>> begin Entries shown

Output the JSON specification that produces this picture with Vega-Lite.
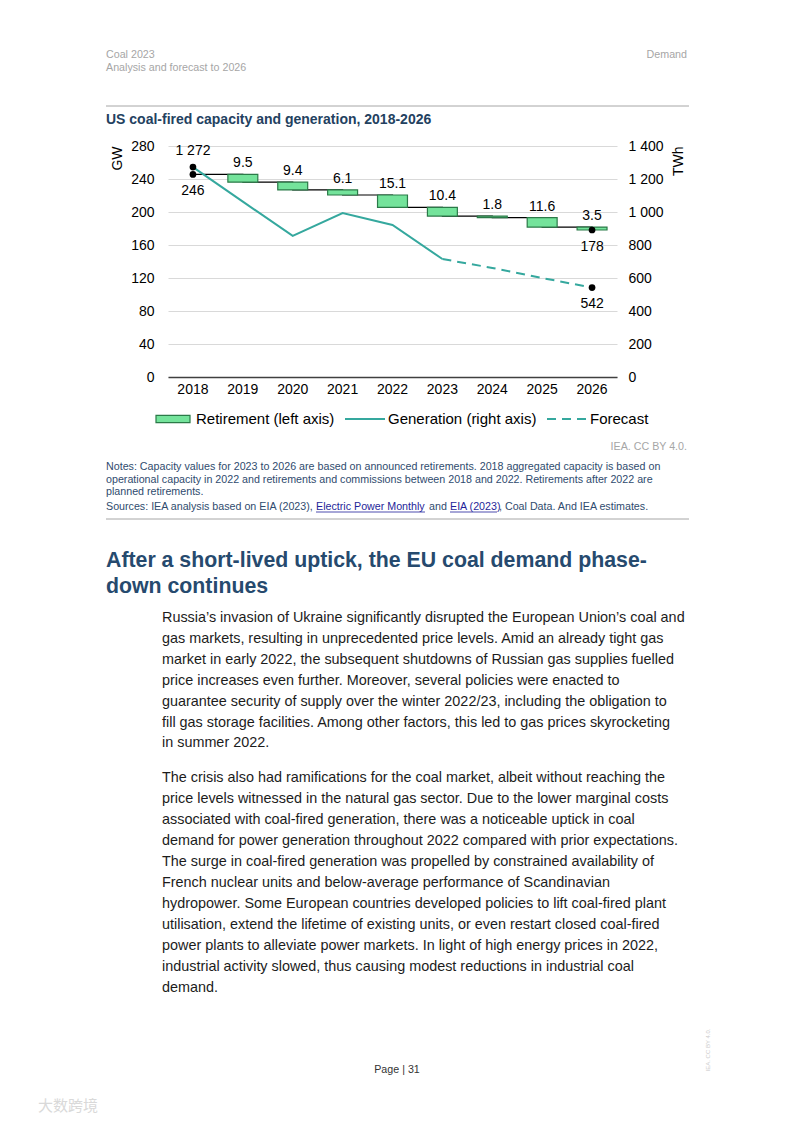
{
  "$schema": "https://vega.github.io/schema/vega-lite/v6.json",
  "width": 449,
  "height": 231,
  "autosize": {"type": "none"},
  "padding": {"left": 168, "top": 146, "right": 176, "bottom": 745},
  "background": "#ffffff",
  "config": {
    "view": {"stroke": null},
    "font": "Liberation Sans",
    "locale": {"number": {"decimal": ".", "thousands": " ", "grouping": [3], "currency": ["", ""]}},
    "axis": {"labelFont": "Liberation Sans", "titleFont": "Liberation Sans", "labelColor": "#000000", "titleColor": "#000000", "labelFontSize": 14, "titleFontSize": 14, "titleFontWeight": "normal", "ticks": false, "labelOverlap": false},
    "axisX": {"domainColor": "#404040", "domainWidth": 1.5, "labelPadding": 5, "grid": false, "labelAngle": 0, "title": null},
    "legend": {"orient": "none", "direction": "horizontal", "title": null, "labelFontSize": 15, "labelFont": "Liberation Sans", "labelColor": "#000000", "symbolSize": 1600, "labelOffset": 2}
  },
  "datasets": {
    "capacity": [
      {"year": "2018", "top": 245.6, "bottom": 245.6, "retirement": null},
      {"year": "2019", "top": 245.6, "bottom": 236.1, "retirement": 9.5},
      {"year": "2020", "top": 236.1, "bottom": 226.7, "retirement": 9.4},
      {"year": "2021", "top": 226.7, "bottom": 220.6, "retirement": 6.1},
      {"year": "2022", "top": 220.6, "bottom": 205.5, "retirement": 15.1},
      {"year": "2023", "top": 205.5, "bottom": 195.1, "retirement": 10.4},
      {"year": "2024", "top": 195.1, "bottom": 193.3, "retirement": 1.8},
      {"year": "2025", "top": 193.3, "bottom": 181.7, "retirement": 11.6},
      {"year": "2026", "top": 181.7, "bottom": 178.2, "retirement": 3.5}
    ],
    "generation": [
      {"year": "2018", "twh": 1272, "type": "actual"},
      {"year": "2019", "twh": 1063, "type": "actual"},
      {"year": "2020", "twh": 855, "type": "actual"},
      {"year": "2021", "twh": 994, "type": "actual"},
      {"year": "2022", "twh": 921, "type": "actual"},
      {"year": "2023", "twh": 715, "type": "actual"},
      {"year": "2023", "twh": 715, "type": "forecast"},
      {"year": "2024", "twh": 661, "type": "forecast"},
      {"year": "2025", "twh": 600, "type": "forecast"},
      {"year": "2026", "twh": 542, "type": "forecast"}
    ]
  },
  "layer": [
    {
      "data": {"name": "capacity"},
      "encoding": {
        "x": {"field": "year", "type": "ordinal", "scale": {"domain": ["2018", "2019", "2020", "2021", "2022", "2023", "2024", "2025", "2026"], "paddingInner": 0, "paddingOuter": 0}}
      },
      "layer": [
        {
          "mark": {"type": "line", "interpolate": "step-after", "color": "#000000", "strokeWidth": 1.2},
          "encoding": {
            "y": {"field": "bottom", "type": "quantitative", "scale": {"domain": [0, 280]},
              "axis": {"values": [0, 40, 80, 120, 160, 200, 240, 280], "tickCount": 8, "grid": true, "gridColor": "#d9d9d9", "gridWidth": 1, "domain": false, "labelPadding": 14, "title": "GW", "titleAnchor": "end", "titleAngle": 270, "titlePadding": 6}}
          }
        },
        {
          "transform": [{"filter": "isValid(datum.retirement)"}],
          "mark": {"type": "bar", "width": {"band": 0.6}, "stroke": "#2b7a48", "strokeWidth": 1.2},
          "encoding": {
            "y": {"field": "top", "type": "quantitative"},
            "y2": {"field": "bottom"},
            "fill": {
              "datum": "Retirement (left axis)",
              "scale": {"range": ["#74e39b"]},
              "legend": {"legendX": -16, "legendY": 252, "symbolType": "M-0.85,-0.18H0.85V0.18H-0.85Z", "symbolStrokeColor": "#2b7a48", "symbolStrokeWidth": 1.2, "symbolOpacity": 1}
            }
          }
        },
        {
          "transform": [{"filter": "isValid(datum.retirement)"}],
          "mark": {"type": "text", "baseline": "bottom", "dy": -4, "fontSize": 14, "color": "#000000"},
          "encoding": {
            "y": {"field": "top", "type": "quantitative"},
            "text": {"field": "retirement", "type": "quantitative", "format": ".1f"}
          }
        },
        {
          "transform": [{"filter": "datum.year == '2018' || datum.year == '2026'"}],
          "mark": {"type": "point", "filled": true, "color": "#000000", "size": 45, "opacity": 1},
          "encoding": {"y": {"field": "bottom", "type": "quantitative"}}
        },
        {
          "transform": [{"filter": "datum.year == '2018' || datum.year == '2026'"}],
          "mark": {"type": "text", "baseline": "top", "dy": 10, "fontSize": 14, "color": "#000000"},
          "encoding": {
            "y": {"field": "bottom", "type": "quantitative"},
            "text": {"field": "bottom", "type": "quantitative", "format": ".0f"}
          }
        }
      ]
    },
    {
      "data": {"name": "generation"},
      "encoding": {
        "x": {"field": "year", "type": "ordinal"},
        "y": {"field": "twh", "type": "quantitative", "scale": {"domain": [0, 1400]},
          "axis": {"orient": "right", "values": [0, 200, 400, 600, 800, 1000, 1200, 1400], "tickCount": 8, "format": ",d", "grid": false, "domain": false, "labelPadding": 11, "title": "TWh", "titleAnchor": "end", "titleAngle": 270, "titlePadding": 22}}
      },
      "layer": [
        {
          "transform": [{"filter": "datum.type == 'actual'"}],
          "mark": {"type": "line", "strokeWidth": 2},
          "encoding": {
            "stroke": {
              "datum": "Generation (right axis)",
              "scale": {"range": ["#35a89e"]},
              "legend": {"legendX": 176, "legendY": 252, "symbolType": "stroke", "symbolStrokeWidth": 2, "symbolOpacity": 1}
            }
          }
        },
        {
          "transform": [{"filter": "datum.type == 'forecast'"}],
          "mark": {"type": "line", "strokeWidth": 2, "color": "#35a89e"},
          "encoding": {
            "strokeDash": {
              "datum": "Forecast",
              "scale": {"range": [[9, 6]]},
              "legend": {"legendX": 378, "legendY": 252, "symbolType": "stroke", "symbolStrokeColor": "#35a89e", "symbolStrokeWidth": 2, "symbolDash": [7, 5], "symbolOpacity": 1}
            }
          }
        },
        {
          "transform": [{"filter": "(datum.year == '2018' && datum.type == 'actual') || datum.year == '2026'"}],
          "mark": {"type": "point", "filled": true, "color": "#000000", "size": 45, "opacity": 1}
        },
        {
          "transform": [{"filter": "datum.year == '2018' && datum.type == 'actual'"}],
          "mark": {"type": "text", "baseline": "bottom", "dy": -9, "fontSize": 14, "color": "#000000"},
          "encoding": {"text": {"field": "twh", "type": "quantitative", "format": ",d"}}
        },
        {
          "transform": [{"filter": "datum.year == '2026'"}],
          "mark": {"type": "text", "baseline": "top", "dy": 9, "fontSize": 14, "color": "#000000"},
          "encoding": {"text": {"field": "twh", "type": "quantitative", "format": ",d"}}
        }
      ]
    },
    {
      "data": {"values": [{}]},
      "mark": {"type": "text", "align": "left", "baseline": "alphabetic", "fontSize": 10.7, "color": "#a6a6a6", "lineHeight": 13},
      "encoding": {"x": {"value": -62}, "y": {"value": -88}, "text": {"value": ["Coal 2023", "Analysis and forecast to 2026"]}}
    },
    {
      "data": {"values": [{}]},
      "mark": {"type": "text", "align": "right", "baseline": "alphabetic", "fontSize": 10.7, "color": "#a6a6a6"},
      "encoding": {"x": {"value": 519}, "y": {"value": -88}, "text": {"value": "Demand"}}
    },
    {
      "data": {"values": [{}]},
      "mark": {"type": "rule", "color": "#a6a6a6", "strokeWidth": 1},
      "encoding": {"x": {"value": -62}, "x2": {"value": 521}, "y": {"value": -40}}
    },
    {
      "data": {"values": [{}]},
      "mark": {"type": "text", "align": "left", "baseline": "alphabetic", "fontSize": 14, "fontWeight": "bold", "color": "#23415f"},
      "encoding": {"x": {"value": -62}, "y": {"value": -22}, "text": {"value": "US coal-fired capacity and generation, 2018-2026"}}
    },
    {
      "data": {"values": [{}]},
      "mark": {"type": "text", "align": "right", "baseline": "alphabetic", "fontSize": 10.7, "color": "#a6a6a6"},
      "encoding": {"x": {"value": 519}, "y": {"value": 304}, "text": {"value": "IEA. CC BY 4.0."}}
    },
    {
      "data": {"values": [{}]},
      "mark": {"type": "text", "align": "left", "baseline": "alphabetic", "fontSize": 10.7, "color": "#2f4b6e", "lineHeight": 12.5},
      "encoding": {"x": {"value": -62}, "y": {"value": 324}, "text": {"value": ["Notes: Capacity values for 2023 to 2026 are based on announced retirements. 2018 aggregated capacity is based on", "operational capacity in 2022 and retirements and commissions between 2018 and 2022. Retirements after 2022 are", "planned retirements."]}}
    },
    {
      "data": {"values": [{}]},
      "mark": {"type": "text", "align": "left", "baseline": "alphabetic", "fontSize": 10.7, "color": "#2f4b6e"},
      "encoding": {"x": {"value": -62}, "y": {"value": 364}, "text": {"value": "Sources: IEA analysis based on EIA (2023),"}}
    },
    {
      "data": {"values": [{}]},
      "mark": {"type": "text", "align": "left", "baseline": "alphabetic", "fontSize": 10.7, "color": "#1f1f99"},
      "encoding": {"x": {"value": 148}, "y": {"value": 364}, "text": {"value": "Electric Power Monthly"}}
    },
    {
      "data": {"values": [{}]},
      "mark": {"type": "rule", "color": "#1f1f99", "strokeWidth": 0.8},
      "encoding": {"x": {"value": 148}, "x2": {"value": 257}, "y": {"value": 366}}
    },
    {
      "data": {"values": [{}]},
      "mark": {"type": "text", "align": "left", "baseline": "alphabetic", "fontSize": 10.7, "color": "#2f4b6e"},
      "encoding": {"x": {"value": 261}, "y": {"value": 364}, "text": {"value": "and"}}
    },
    {
      "data": {"values": [{}]},
      "mark": {"type": "text", "align": "left", "baseline": "alphabetic", "fontSize": 10.7, "color": "#1f1f99"},
      "encoding": {"x": {"value": 282}, "y": {"value": 364}, "text": {"value": "EIA (2023)"}}
    },
    {
      "data": {"values": [{}]},
      "mark": {"type": "rule", "color": "#1f1f99", "strokeWidth": 0.8},
      "encoding": {"x": {"value": 282}, "x2": {"value": 329}, "y": {"value": 366}}
    },
    {
      "data": {"values": [{}]},
      "mark": {"type": "text", "align": "left", "baseline": "alphabetic", "fontSize": 10.7, "color": "#2f4b6e"},
      "encoding": {"x": {"value": 331}, "y": {"value": 364}, "text": {"value": ", Coal Data. And IEA estimates."}}
    },
    {
      "data": {"values": [{}]},
      "mark": {"type": "rule", "color": "#a6a6a6", "strokeWidth": 1},
      "encoding": {"x": {"value": -62}, "x2": {"value": 521}, "y": {"value": 373}}
    },
    {
      "data": {"values": [{}]},
      "mark": {"type": "text", "align": "left", "baseline": "alphabetic", "fontSize": 21.3, "fontWeight": "bold", "color": "#264a6e", "lineHeight": 26},
      "encoding": {"x": {"value": -62}, "y": {"value": 421}, "text": {"value": ["After a short-lived uptick, the EU coal demand phase-", "down continues"]}}
    },
    {
      "data": {"values": [{}]},
      "mark": {"type": "text", "align": "left", "baseline": "alphabetic", "fontSize": 14.4, "color": "#1c1c1c", "lineHeight": 20.9},
      "encoding": {"x": {"value": -6}, "y": {"value": 476}, "text": {"value": [
        "Russia’s invasion of Ukraine significantly disrupted the European Union’s coal and",
        "gas markets, resulting in unprecedented price levels. Amid an already tight gas",
        "market in early 2022, the subsequent shutdowns of Russian gas supplies fuelled",
        "price increases even further. Moreover, several policies were enacted to",
        "guarantee security of supply over the winter 2022/23, including the obligation to",
        "fill gas storage facilities. Among other factors, this led to gas prices skyrocketing",
        "in summer 2022."]}}
    },
    {
      "data": {"values": [{}]},
      "mark": {"type": "text", "align": "left", "baseline": "alphabetic", "fontSize": 14.4, "color": "#1c1c1c", "lineHeight": 21},
      "encoding": {"x": {"value": -6}, "y": {"value": 636}, "text": {"value": [
        "The crisis also had ramifications for the coal market, albeit without reaching the",
        "price levels witnessed in the natural gas sector. Due to the lower marginal costs",
        "associated with coal-fired generation, there was a noticeable uptick in coal",
        "demand for power generation throughout 2022 compared with prior expectations.",
        "The surge in coal-fired generation was propelled by constrained availability of",
        "French nuclear units and below-average performance of Scandinavian",
        "hydropower. Some European countries developed policies to lift coal-fired plant",
        "utilisation, extend the lifetime of existing units, or even restart closed coal-fired",
        "power plants to alleviate power markets. In light of high energy prices in 2022,",
        "industrial activity slowed, thus causing modest reductions in industrial coal",
        "demand."]}}
    },
    {
      "data": {"values": [{}]},
      "mark": {"type": "text", "align": "center", "baseline": "alphabetic", "fontSize": 10.7, "color": "#333333"},
      "encoding": {"x": {"value": 229}, "y": {"value": 927}, "text": {"value": "Page | 31"}}
    },
    {
      "data": {"values": [{}]},
      "mark": {"type": "text", "align": "center", "baseline": "middle", "fontSize": 6, "color": "#cccccc", "angle": 270},
      "encoding": {"x": {"value": 540}, "y": {"value": 904}, "text": {"value": "IEA. CC BY 4.0."}}
    },
    {
      "data": {"values": [{}]},
      "mark": {"type": "text", "align": "left", "baseline": "middle", "fontSize": 15, "font": "Noto Sans CJK SC", "color": "#d9d9d9"},
      "encoding": {"x": {"value": -130}, "y": {"value": 960}, "text": {"value": "大数跨境"}}
    }
  ],
  "resolve": {"scale": {"y": "independent"}}
}
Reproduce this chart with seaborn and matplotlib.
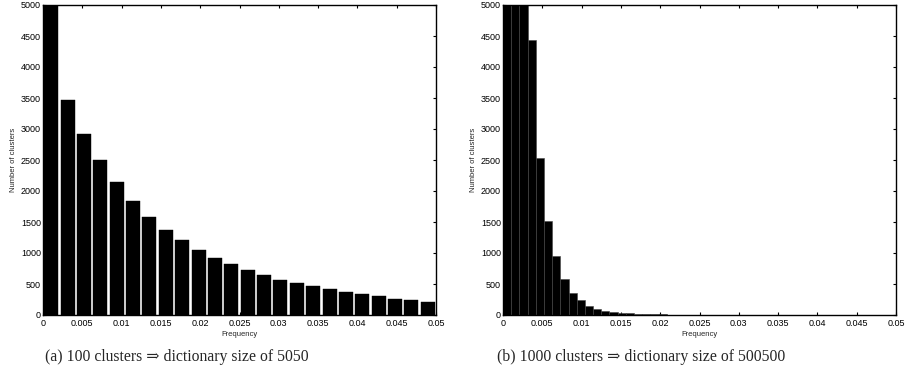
import numpy as np
import pandas as pd
import matplotlib
matplotlib.use("Agg")
import matplotlib.pyplot as plt
import seaborn as sns

# ---- data ----
freq_max = 0.05
left_counts = [7800, 3461, 2922, 2492, 2147, 1835, 1588, 1372, 1206, 1050,
               926, 818, 727, 646, 571, 517, 463, 420, 371, 334,
               301, 264, 242, 215]
right_counts = [6800, 7600, 6500, 4428, 2540, 1510, 949, 588, 361, 237,
                151, 97, 65, 50, 38, 27, 20, 16, 12, 10,
                8, 7, 6, 5, 4, 4, 3, 3, 2, 2,
                2, 1, 1, 0, 0, 0, 0, 0, 0, 0,
                0, 0, 0, 0, 0, 0, 0, 0]
x_ticks = [0, 0.005, 0.01, 0.015, 0.02, 0.025, 0.03, 0.035, 0.04, 0.045, 0.05]
x_tick_labels = ["0", "0.005", "0.01", "0.015", "0.02", "0.025", "0.03",
                 "0.035", "0.04", "0.045", "0.05"]
y_ticks = list(range(0, 5001, 500))
captions = ["(a) 100 clusters \u21d2 dictionary size of 5050",
            "(b) 1000 clusters \u21d2 dictionary size of 500500"]
x_label = "Frequency"
y_label = "Number of clusters"

sns.set_theme(style="white")
plt.rcParams["font.family"] = ["Liberation Sans", "DejaVu Sans"]

fig = plt.figure(figsize=(9.06, 3.81), dpi=100)
ax_l = fig.add_axes([43 / 906, 1 - 315 / 381, 393 / 906, 310 / 381])
ax_r = fig.add_axes([503 / 906, 1 - 315 / 381, 393 / 906, 310 / 381])


def hist_panel(ax, counts, shrink, edgecolor, lw):
    n = len(counts)
    w = freq_max / n
    df = pd.DataFrame({"freq": (np.arange(n) + 0.5) * w, "count": counts})
    sns.histplot(data=df, x="freq", weights="count", bins=n,
                 binrange=(0, freq_max), shrink=shrink, color="black",
                 edgecolor=edgecolor, linewidth=lw, alpha=1, ax=ax)
    ax.set_xlim(0, freq_max)
    ax.set_ylim(0, 5000)
    ax.set_xticks(x_ticks)
    ax.set_xticklabels(x_tick_labels)
    ax.set_yticks(y_ticks)
    ax.tick_params(axis="both", direction="in", length=2.4, width=0.8,
                   labelsize=6.5, colors="black", top=True, right=True,
                   bottom=True, left=True)
    ax.tick_params(axis="x", pad=3)
    ax.tick_params(axis="y", pad=1.5)
    for s in ax.spines.values():
        s.set_visible(True)
        s.set_color("black")
        s.set_linewidth(1.0)
    ax.set_xlabel(x_label, fontsize=5.5, labelpad=2)
    ax.set_ylabel(y_label, fontsize=5.5, labelpad=3)


hist_panel(ax_l, left_counts, 0.86, "black", 0.3)
hist_panel(ax_r, right_counts, 1.0, "#444444", 0.4)

fig.text(45 / 906, 1 - 357 / 381, captions[0], ha="left", va="center",
         fontsize=11.3, family=["Liberation Serif", "DejaVu Serif"])
fig.text(497 / 906, 1 - 357 / 381, captions[1], ha="left", va="center",
         fontsize=11.3, family=["Liberation Serif", "DejaVu Serif"])

fig.savefig("out.png", dpi=100)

>> end Entries shown

Retype only the lines above from the one with "Reproduce this chart" through the one with "ax_r = fig.add_axes([503", exactly and with both ends. Images stay out.

(The response):
Reproduce this chart with seaborn and matplotlib.
import numpy as np
import pandas as pd
import matplotlib
matplotlib.use("Agg")
import matplotlib.pyplot as plt
import seaborn as sns

# ---- data ----
freq_max = 0.05
left_counts = [7800, 3461, 2922, 2492, 2147, 1835, 1588, 1372, 1206, 1050,
               926, 818, 727, 646, 571, 517, 463, 420, 371, 334,
               301, 264, 242, 215]
right_counts = [6800, 7600, 6500, 4428, 2540, 1510, 949, 588, 361, 237,
                151, 97, 65, 50, 38, 27, 20, 16, 12, 10,
                8, 7, 6, 5, 4, 4, 3, 3, 2, 2,
                2, 1, 1, 0, 0, 0, 0, 0, 0, 0,
                0, 0, 0, 0, 0, 0, 0, 0]
x_ticks = [0, 0.005, 0.01, 0.015, 0.02, 0.025, 0.03, 0.035, 0.04, 0.045, 0.05]
x_tick_labels = ["0", "0.005", "0.01", "0.015", "0.02", "0.025", "0.03",
                 "0.035", "0.04", "0.045", "0.05"]
y_ticks = list(range(0, 5001, 500))
captions = ["(a) 100 clusters \u21d2 dictionary size of 5050",
            "(b) 1000 clusters \u21d2 dictionary size of 500500"]
x_label = "Frequency"
y_label = "Number of clusters"

sns.set_theme(style="white")
plt.rcParams["font.family"] = ["Liberation Sans", "DejaVu Sans"]

fig = plt.figure(figsize=(9.06, 3.81), dpi=100)
ax_l = fig.add_axes([43 / 906, 1 - 315 / 381, 393 / 906, 310 / 381])
ax_r = fig.add_axes([503 / 906, 1 - 315 / 381, 393 / 906, 310 / 381])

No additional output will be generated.